* **WHAT IS BEING ASKED**: Exactly and only the lines from the one containing "Convert this chart to matplotlib code." through the one containing "25, 30, 35]" belong in your copy. Pictures do not.

-- Begin DATA SUPPLIED --

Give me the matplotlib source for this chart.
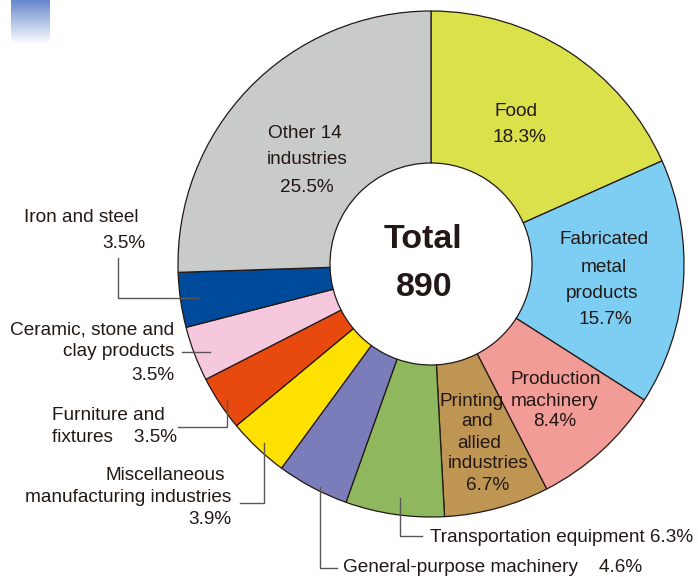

-- End DATA SUPPLIED --
-- Begin DATA SUPPLIED --

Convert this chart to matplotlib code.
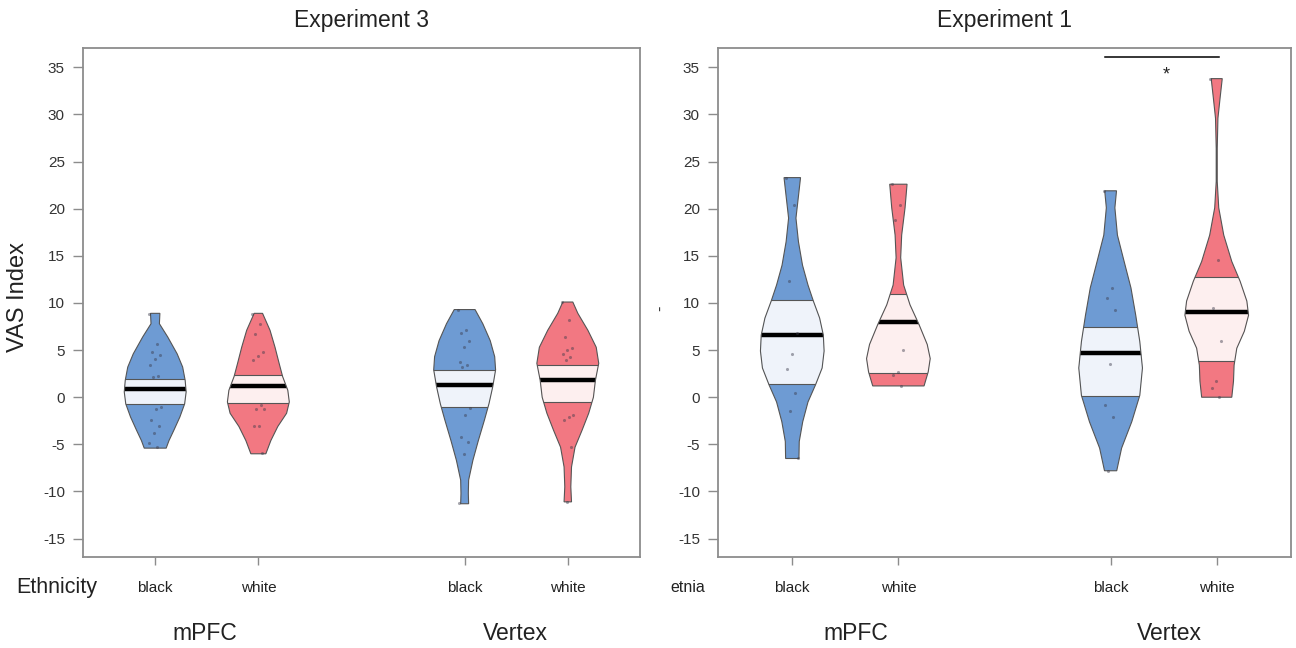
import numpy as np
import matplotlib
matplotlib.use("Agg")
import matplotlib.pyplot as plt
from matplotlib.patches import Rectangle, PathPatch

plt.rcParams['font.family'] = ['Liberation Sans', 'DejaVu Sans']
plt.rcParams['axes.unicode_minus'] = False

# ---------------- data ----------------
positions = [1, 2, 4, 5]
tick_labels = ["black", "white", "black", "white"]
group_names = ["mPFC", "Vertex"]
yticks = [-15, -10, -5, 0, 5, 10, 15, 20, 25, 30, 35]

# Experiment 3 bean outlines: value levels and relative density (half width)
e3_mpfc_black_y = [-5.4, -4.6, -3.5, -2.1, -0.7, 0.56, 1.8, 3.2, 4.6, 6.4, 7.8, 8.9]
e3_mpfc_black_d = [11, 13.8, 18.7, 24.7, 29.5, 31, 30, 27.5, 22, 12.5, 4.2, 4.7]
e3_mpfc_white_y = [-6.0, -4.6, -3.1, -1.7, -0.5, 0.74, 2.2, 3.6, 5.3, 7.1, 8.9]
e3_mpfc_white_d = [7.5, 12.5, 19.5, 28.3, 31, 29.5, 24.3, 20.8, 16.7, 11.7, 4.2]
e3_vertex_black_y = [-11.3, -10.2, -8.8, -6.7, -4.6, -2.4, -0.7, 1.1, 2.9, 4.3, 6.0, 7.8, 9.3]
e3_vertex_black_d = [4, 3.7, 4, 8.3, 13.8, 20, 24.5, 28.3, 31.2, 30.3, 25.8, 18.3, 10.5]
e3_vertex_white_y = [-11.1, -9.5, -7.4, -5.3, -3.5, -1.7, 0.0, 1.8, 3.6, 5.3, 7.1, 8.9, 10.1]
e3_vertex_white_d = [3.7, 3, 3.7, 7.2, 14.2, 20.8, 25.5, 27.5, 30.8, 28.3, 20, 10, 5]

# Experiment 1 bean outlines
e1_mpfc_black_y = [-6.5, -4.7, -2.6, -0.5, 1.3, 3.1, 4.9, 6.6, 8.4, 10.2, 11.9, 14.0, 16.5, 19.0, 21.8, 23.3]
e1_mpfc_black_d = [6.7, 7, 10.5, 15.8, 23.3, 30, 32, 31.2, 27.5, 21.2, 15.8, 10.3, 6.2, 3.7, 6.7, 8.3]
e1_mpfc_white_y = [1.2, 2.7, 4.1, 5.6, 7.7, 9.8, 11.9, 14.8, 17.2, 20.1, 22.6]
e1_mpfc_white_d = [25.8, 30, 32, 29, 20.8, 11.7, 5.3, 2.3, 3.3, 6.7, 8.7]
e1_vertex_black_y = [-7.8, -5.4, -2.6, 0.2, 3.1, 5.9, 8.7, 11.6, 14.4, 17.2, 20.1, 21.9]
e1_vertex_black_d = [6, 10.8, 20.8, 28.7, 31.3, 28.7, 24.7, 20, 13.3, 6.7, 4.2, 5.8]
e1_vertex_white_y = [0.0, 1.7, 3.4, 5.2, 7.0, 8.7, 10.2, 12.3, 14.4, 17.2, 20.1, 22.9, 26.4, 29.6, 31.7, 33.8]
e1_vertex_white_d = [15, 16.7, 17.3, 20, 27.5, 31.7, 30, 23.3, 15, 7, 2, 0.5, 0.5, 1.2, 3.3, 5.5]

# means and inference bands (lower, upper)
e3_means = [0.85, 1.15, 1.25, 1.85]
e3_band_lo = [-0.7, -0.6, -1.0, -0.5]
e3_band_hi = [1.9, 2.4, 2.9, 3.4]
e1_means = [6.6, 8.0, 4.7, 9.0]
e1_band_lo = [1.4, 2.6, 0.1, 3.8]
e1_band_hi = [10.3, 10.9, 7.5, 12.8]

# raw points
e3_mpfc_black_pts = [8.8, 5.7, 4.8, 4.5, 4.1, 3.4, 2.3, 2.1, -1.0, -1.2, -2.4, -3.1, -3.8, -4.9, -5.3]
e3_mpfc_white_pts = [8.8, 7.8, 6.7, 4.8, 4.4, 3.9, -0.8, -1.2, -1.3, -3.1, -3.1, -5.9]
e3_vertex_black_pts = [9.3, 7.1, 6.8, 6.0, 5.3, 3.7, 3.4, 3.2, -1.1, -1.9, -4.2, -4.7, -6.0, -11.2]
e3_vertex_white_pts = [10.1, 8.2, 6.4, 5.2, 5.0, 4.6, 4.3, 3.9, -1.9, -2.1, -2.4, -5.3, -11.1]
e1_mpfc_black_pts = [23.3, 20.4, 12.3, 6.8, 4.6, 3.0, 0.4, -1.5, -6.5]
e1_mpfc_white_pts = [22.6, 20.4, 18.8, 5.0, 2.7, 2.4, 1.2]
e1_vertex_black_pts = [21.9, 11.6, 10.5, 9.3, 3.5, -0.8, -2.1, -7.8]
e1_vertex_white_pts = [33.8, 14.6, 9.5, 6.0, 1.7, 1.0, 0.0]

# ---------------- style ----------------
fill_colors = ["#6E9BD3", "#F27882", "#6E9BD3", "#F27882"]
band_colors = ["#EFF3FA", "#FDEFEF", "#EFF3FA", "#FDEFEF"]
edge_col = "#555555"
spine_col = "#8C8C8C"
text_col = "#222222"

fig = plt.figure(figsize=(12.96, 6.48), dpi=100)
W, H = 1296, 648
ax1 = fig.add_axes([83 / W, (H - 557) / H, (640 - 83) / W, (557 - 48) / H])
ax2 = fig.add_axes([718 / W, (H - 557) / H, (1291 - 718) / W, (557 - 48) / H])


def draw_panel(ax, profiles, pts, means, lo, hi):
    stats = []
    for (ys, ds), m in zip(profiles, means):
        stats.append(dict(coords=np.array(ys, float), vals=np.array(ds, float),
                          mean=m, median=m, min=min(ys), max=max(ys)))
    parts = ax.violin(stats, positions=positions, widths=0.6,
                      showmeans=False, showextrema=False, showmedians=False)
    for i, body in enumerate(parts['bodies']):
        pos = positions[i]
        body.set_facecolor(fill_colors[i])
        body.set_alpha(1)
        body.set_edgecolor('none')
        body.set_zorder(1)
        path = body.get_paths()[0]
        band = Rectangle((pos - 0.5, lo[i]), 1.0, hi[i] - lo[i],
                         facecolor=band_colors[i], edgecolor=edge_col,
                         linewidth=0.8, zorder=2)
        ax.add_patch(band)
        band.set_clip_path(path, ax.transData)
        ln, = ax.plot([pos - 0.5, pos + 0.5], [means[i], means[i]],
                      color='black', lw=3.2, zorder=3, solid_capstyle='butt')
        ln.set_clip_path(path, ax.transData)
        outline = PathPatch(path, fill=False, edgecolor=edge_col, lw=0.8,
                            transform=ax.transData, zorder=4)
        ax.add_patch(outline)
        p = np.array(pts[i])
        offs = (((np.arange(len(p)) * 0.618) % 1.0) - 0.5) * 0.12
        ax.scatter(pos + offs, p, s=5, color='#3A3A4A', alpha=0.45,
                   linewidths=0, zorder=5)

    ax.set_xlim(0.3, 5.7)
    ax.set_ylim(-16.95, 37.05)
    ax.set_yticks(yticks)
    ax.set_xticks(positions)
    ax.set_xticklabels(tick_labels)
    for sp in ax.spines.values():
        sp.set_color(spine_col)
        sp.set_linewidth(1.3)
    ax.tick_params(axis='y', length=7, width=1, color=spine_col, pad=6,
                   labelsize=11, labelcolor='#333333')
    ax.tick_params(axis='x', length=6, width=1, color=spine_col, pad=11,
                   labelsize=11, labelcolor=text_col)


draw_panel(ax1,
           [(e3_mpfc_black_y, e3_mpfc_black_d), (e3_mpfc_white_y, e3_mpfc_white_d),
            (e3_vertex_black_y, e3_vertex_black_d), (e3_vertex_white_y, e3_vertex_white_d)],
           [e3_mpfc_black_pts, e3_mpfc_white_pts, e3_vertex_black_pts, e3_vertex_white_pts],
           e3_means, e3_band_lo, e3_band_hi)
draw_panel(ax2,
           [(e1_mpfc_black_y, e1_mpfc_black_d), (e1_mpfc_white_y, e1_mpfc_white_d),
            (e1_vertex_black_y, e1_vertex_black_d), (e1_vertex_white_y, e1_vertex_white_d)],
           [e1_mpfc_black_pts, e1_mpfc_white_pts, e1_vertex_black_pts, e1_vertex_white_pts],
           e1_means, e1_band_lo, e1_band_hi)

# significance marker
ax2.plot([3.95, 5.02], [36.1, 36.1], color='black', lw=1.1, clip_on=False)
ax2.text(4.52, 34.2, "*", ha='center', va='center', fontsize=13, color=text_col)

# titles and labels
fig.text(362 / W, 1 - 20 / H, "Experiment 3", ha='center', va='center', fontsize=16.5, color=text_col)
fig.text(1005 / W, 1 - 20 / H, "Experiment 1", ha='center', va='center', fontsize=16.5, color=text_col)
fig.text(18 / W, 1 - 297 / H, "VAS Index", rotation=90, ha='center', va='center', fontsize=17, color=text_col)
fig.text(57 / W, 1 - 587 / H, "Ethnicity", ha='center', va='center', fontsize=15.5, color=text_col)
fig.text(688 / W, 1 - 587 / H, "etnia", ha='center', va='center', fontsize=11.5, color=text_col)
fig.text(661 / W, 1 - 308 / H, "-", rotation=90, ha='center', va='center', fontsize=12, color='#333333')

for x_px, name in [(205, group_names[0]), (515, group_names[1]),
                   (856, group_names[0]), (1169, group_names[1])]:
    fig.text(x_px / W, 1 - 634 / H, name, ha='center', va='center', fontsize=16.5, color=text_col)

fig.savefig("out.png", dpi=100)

-- End DATA SUPPLIED --
-- Begin DATA SUPPLIED --

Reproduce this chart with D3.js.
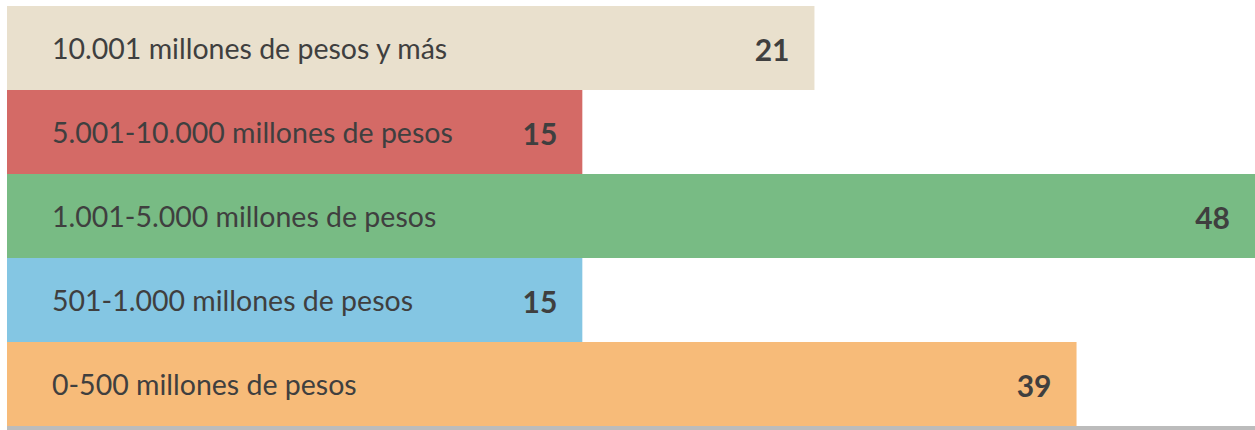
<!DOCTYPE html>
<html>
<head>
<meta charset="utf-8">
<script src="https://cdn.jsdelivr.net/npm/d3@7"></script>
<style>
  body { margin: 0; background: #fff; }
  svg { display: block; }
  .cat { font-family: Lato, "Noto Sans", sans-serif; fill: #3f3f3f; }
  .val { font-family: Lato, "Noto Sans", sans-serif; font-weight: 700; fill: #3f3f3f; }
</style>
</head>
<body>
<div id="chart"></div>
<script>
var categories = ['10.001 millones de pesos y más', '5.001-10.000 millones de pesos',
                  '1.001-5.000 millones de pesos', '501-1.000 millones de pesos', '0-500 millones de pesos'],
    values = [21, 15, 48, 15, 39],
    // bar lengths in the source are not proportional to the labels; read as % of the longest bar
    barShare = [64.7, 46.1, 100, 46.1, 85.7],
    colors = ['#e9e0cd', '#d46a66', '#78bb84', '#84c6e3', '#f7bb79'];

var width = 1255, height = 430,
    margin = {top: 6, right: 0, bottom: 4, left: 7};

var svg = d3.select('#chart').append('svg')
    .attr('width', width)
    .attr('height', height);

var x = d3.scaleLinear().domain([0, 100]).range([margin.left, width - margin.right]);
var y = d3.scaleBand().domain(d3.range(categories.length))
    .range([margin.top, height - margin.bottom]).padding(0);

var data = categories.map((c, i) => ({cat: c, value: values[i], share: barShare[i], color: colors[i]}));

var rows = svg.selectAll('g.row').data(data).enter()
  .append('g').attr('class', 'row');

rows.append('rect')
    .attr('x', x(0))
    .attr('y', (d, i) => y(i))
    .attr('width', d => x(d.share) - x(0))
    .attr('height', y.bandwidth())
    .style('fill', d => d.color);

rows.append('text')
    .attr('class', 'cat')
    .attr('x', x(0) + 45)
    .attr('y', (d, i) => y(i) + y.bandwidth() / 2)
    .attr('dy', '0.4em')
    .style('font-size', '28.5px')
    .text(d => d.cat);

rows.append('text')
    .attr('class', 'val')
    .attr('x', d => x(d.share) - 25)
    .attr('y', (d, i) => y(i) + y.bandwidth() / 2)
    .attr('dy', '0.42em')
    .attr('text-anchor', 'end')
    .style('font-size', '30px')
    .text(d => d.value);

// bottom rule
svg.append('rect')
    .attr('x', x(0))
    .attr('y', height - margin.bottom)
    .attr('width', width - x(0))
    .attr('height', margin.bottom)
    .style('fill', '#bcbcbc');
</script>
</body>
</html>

-- End DATA SUPPLIED --

* **SOLVED PROBLEM**:
Convert this chart to matplotlib code.
import numpy as np
import matplotlib
matplotlib.use("Agg")
import matplotlib.pyplot as plt
from matplotlib.patches import Rectangle, PathPatch

plt.rcParams['font.family'] = ['Liberation Sans', 'DejaVu Sans']
plt.rcParams['axes.unicode_minus'] = False

# ---------------- data ----------------
positions = [1, 2, 4, 5]
tick_labels = ["black", "white", "black", "white"]
group_names = ["mPFC", "Vertex"]
yticks = [-15, -10, -5, 0, 5, 10, 15, 20, 25, 30, 35]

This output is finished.